YOUR TASK
Please print the lines between the one with "Generate a Python" and the one with "of trials >", both ends included, exactly as written, with no pictures.

DATA PROVIDED
* START *

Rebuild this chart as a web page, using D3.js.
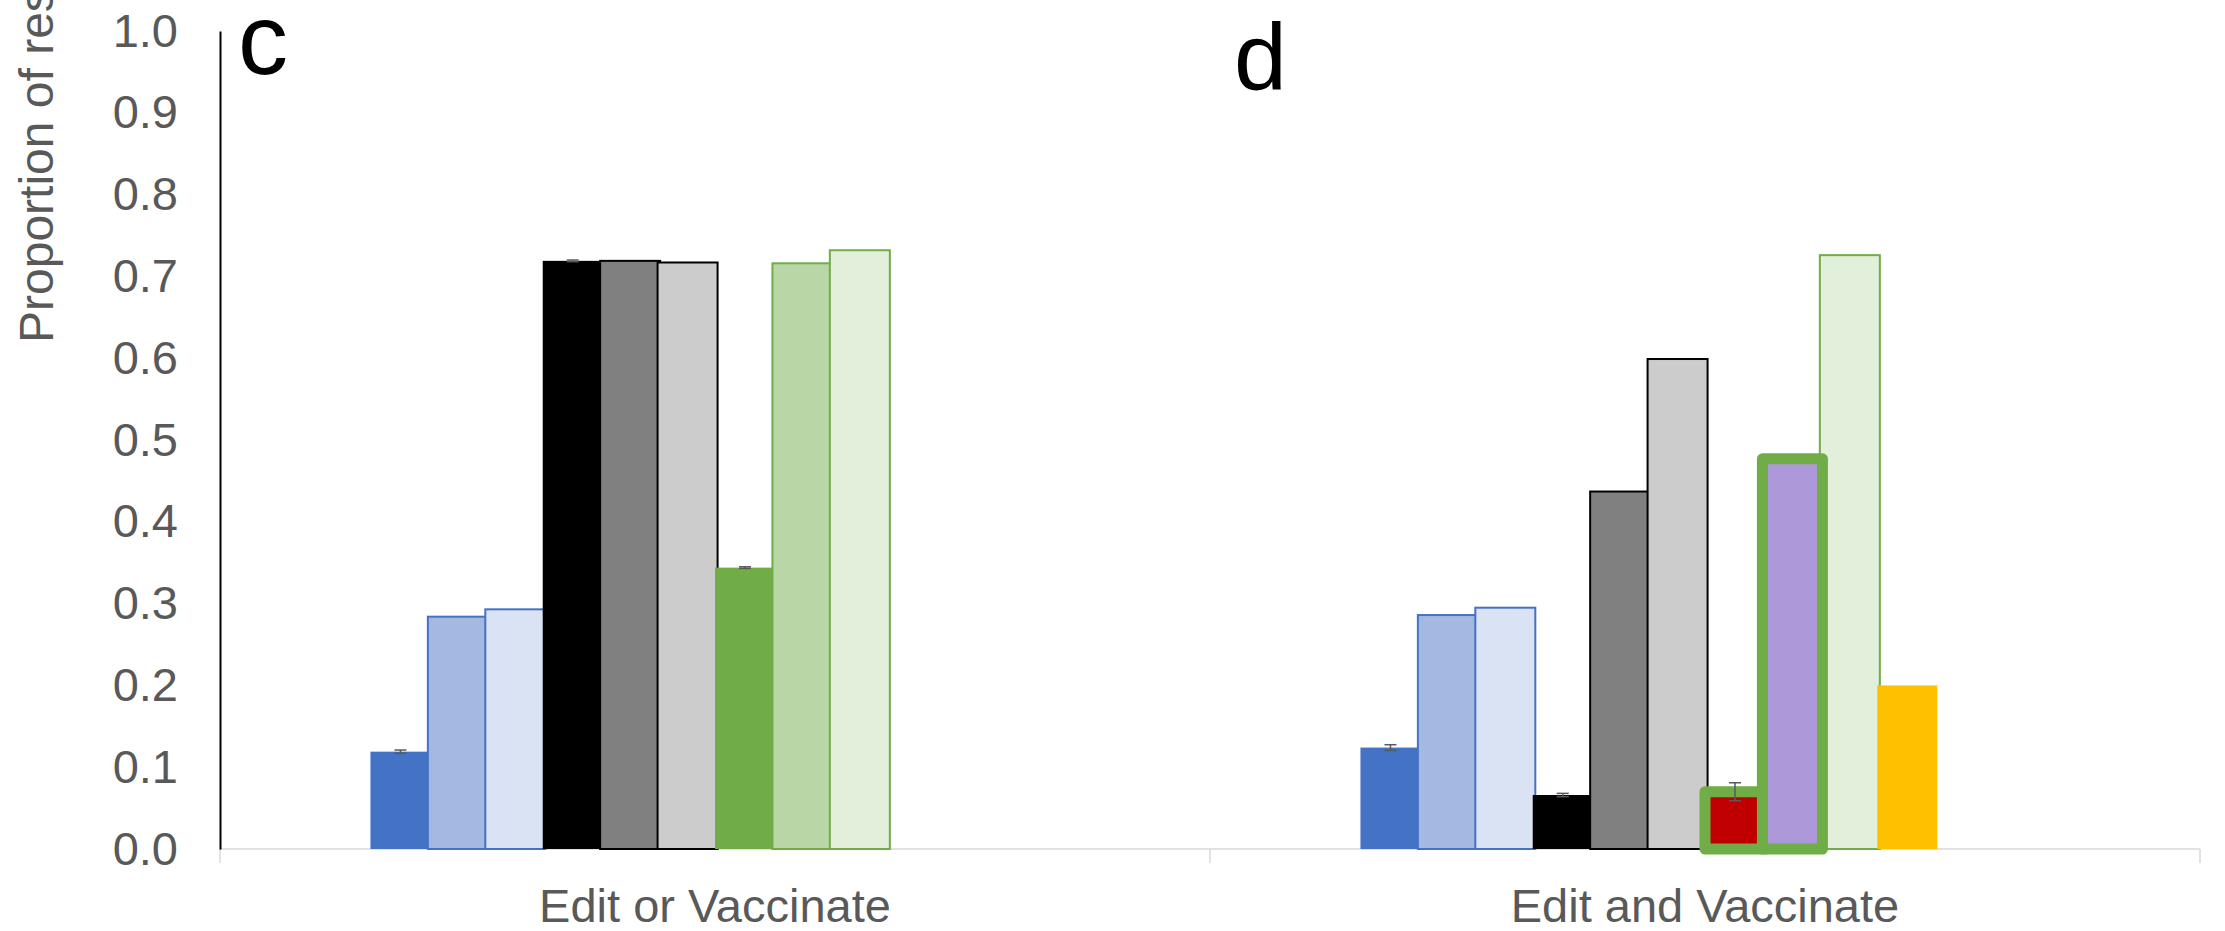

* END *
* START *

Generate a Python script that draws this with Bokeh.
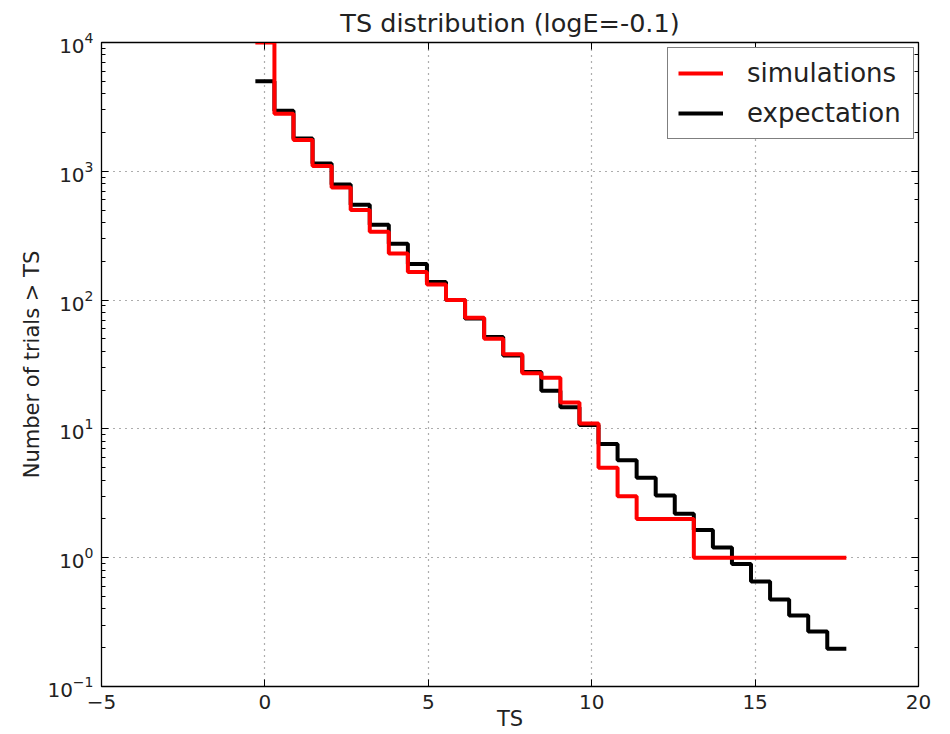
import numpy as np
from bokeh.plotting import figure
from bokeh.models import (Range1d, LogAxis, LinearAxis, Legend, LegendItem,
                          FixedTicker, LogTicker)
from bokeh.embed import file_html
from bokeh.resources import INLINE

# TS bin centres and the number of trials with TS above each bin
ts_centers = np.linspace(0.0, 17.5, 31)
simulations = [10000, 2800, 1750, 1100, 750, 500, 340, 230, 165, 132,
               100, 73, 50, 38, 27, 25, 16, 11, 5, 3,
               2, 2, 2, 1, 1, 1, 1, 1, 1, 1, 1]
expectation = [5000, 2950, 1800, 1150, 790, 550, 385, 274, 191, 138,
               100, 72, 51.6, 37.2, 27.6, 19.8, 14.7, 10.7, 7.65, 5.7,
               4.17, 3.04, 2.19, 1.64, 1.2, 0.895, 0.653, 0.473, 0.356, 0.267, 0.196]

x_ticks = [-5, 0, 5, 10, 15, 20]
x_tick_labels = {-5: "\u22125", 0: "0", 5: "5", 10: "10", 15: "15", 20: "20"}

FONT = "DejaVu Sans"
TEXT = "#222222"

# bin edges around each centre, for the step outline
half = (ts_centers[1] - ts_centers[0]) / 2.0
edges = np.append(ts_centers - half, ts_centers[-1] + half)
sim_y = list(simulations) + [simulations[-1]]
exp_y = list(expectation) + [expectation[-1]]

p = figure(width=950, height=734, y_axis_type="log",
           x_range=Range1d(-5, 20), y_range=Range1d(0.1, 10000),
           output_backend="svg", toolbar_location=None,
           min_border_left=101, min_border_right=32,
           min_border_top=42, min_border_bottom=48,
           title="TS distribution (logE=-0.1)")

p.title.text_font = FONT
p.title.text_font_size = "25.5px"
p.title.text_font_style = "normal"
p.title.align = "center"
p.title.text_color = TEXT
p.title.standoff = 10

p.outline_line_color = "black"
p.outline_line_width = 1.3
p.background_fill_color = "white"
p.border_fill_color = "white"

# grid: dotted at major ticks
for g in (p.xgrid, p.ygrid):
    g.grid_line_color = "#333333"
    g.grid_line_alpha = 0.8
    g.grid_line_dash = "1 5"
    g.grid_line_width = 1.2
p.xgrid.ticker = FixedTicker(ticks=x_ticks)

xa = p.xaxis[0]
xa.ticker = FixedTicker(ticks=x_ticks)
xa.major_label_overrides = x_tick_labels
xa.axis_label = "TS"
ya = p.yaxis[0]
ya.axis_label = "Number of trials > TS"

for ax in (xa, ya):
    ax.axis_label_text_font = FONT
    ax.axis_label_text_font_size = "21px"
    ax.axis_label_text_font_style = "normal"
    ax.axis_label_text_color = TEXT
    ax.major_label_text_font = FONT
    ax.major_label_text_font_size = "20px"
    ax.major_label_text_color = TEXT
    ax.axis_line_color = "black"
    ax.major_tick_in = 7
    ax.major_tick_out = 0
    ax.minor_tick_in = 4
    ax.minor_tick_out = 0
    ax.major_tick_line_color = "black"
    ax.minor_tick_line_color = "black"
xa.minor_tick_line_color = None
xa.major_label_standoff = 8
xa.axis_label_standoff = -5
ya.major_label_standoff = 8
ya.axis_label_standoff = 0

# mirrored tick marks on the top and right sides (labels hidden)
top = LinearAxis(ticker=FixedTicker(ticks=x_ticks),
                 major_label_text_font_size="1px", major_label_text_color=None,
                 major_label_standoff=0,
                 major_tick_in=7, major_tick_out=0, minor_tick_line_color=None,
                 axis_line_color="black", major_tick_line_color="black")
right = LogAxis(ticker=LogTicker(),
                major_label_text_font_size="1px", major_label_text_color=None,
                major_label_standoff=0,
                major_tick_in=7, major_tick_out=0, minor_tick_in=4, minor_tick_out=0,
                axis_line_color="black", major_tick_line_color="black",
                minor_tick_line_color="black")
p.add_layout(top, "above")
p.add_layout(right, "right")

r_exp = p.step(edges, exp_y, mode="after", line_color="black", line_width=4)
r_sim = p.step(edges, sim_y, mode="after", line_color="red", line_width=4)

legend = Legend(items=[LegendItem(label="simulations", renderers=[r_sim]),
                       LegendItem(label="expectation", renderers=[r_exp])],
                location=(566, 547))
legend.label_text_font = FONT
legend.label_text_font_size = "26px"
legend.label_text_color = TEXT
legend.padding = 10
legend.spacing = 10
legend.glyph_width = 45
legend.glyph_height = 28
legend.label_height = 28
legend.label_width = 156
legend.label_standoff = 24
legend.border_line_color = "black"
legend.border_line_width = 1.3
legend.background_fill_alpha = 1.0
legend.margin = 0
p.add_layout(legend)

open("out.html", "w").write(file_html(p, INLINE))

* END *
* START *

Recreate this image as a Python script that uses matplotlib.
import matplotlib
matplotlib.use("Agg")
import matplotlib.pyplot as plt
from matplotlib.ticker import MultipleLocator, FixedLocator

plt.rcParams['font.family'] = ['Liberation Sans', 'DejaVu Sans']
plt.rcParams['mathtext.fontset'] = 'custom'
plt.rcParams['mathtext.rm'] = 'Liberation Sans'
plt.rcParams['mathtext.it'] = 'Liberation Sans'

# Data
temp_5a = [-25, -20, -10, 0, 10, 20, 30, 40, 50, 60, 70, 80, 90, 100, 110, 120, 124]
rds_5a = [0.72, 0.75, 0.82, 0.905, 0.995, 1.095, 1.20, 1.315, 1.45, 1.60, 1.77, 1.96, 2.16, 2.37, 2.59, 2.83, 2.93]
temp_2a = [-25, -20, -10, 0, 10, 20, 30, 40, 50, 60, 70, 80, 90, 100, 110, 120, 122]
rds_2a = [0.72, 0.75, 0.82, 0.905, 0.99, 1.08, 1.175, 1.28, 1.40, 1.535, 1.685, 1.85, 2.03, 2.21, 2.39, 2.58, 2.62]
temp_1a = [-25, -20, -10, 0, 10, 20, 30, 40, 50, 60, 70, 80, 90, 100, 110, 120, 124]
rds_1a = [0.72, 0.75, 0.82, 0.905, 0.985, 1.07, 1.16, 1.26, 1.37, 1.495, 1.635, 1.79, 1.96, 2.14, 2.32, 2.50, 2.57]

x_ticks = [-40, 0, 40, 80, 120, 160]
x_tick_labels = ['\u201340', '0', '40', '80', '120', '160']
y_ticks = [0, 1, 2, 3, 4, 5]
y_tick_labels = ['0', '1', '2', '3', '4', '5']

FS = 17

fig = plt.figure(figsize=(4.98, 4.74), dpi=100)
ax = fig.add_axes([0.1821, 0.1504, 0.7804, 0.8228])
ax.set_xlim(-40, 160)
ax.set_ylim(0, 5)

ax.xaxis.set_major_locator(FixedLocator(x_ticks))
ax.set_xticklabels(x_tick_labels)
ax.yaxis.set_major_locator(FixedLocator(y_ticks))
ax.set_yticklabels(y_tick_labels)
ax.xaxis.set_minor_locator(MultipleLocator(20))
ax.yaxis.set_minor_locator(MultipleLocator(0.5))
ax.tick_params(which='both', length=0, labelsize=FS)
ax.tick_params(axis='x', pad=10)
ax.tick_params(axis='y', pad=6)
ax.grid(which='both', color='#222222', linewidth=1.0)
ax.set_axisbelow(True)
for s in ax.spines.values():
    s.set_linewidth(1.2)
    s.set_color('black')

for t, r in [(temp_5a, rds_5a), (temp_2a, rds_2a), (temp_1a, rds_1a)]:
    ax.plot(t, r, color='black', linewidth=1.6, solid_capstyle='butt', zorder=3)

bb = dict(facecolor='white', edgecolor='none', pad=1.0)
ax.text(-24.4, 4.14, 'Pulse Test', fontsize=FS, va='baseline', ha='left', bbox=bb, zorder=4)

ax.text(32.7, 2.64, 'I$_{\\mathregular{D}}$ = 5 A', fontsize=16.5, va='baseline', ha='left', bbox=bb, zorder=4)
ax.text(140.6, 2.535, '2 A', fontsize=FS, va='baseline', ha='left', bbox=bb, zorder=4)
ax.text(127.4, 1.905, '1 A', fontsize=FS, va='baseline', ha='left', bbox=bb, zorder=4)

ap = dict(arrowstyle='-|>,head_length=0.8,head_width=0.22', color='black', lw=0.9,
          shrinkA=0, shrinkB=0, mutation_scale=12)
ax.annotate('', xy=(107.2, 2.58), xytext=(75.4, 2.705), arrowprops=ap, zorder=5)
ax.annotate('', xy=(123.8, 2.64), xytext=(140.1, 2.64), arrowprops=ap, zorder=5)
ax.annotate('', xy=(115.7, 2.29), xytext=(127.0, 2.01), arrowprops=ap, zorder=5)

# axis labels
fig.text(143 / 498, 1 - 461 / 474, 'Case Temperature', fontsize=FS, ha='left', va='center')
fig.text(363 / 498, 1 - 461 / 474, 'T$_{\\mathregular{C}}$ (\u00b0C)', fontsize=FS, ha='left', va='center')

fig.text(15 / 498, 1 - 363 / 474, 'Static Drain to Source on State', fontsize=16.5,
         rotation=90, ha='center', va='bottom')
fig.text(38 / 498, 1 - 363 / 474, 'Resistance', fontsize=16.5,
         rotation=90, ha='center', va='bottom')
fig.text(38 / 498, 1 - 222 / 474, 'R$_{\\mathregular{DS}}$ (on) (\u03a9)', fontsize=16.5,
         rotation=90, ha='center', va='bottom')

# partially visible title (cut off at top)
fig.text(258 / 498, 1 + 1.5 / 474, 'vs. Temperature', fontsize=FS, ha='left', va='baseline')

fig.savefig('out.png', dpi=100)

* END *

FINISHED TASK
Generate a Python script that draws this with Bokeh.
import numpy as np
from bokeh.plotting import figure
from bokeh.models import (Range1d, LogAxis, LinearAxis, Legend, LegendItem,
                          FixedTicker, LogTicker)
from bokeh.embed import file_html
from bokeh.resources import INLINE

# TS bin centres and the number of trials with TS above each bin
ts_centers = np.linspace(0.0, 17.5, 31)
simulations = [10000, 2800, 1750, 1100, 750, 500, 340, 230, 165, 132,
               100, 73, 50, 38, 27, 25, 16, 11, 5, 3,
               2, 2, 2, 1, 1, 1, 1, 1, 1, 1, 1]
expectation = [5000, 2950, 1800, 1150, 790, 550, 385, 274, 191, 138,
               100, 72, 51.6, 37.2, 27.6, 19.8, 14.7, 10.7, 7.65, 5.7,
               4.17, 3.04, 2.19, 1.64, 1.2, 0.895, 0.653, 0.473, 0.356, 0.267, 0.196]

x_ticks = [-5, 0, 5, 10, 15, 20]
x_tick_labels = {-5: "\u22125", 0: "0", 5: "5", 10: "10", 15: "15", 20: "20"}

FONT = "DejaVu Sans"
TEXT = "#222222"

# bin edges around each centre, for the step outline
half = (ts_centers[1] - ts_centers[0]) / 2.0
edges = np.append(ts_centers - half, ts_centers[-1] + half)
sim_y = list(simulations) + [simulations[-1]]
exp_y = list(expectation) + [expectation[-1]]

p = figure(width=950, height=734, y_axis_type="log",
           x_range=Range1d(-5, 20), y_range=Range1d(0.1, 10000),
           output_backend="svg", toolbar_location=None,
           min_border_left=101, min_border_right=32,
           min_border_top=42, min_border_bottom=48,
           title="TS distribution (logE=-0.1)")

p.title.text_font = FONT
p.title.text_font_size = "25.5px"
p.title.text_font_style = "normal"
p.title.align = "center"
p.title.text_color = TEXT
p.title.standoff = 10

p.outline_line_color = "black"
p.outline_line_width = 1.3
p.background_fill_color = "white"
p.border_fill_color = "white"

# grid: dotted at major ticks
for g in (p.xgrid, p.ygrid):
    g.grid_line_color = "#333333"
    g.grid_line_alpha = 0.8
    g.grid_line_dash = "1 5"
    g.grid_line_width = 1.2
p.xgrid.ticker = FixedTicker(ticks=x_ticks)

xa = p.xaxis[0]
xa.ticker = FixedTicker(ticks=x_ticks)
xa.major_label_overrides = x_tick_labels
xa.axis_label = "TS"
ya = p.yaxis[0]
ya.axis_label = "Number of trials > TS"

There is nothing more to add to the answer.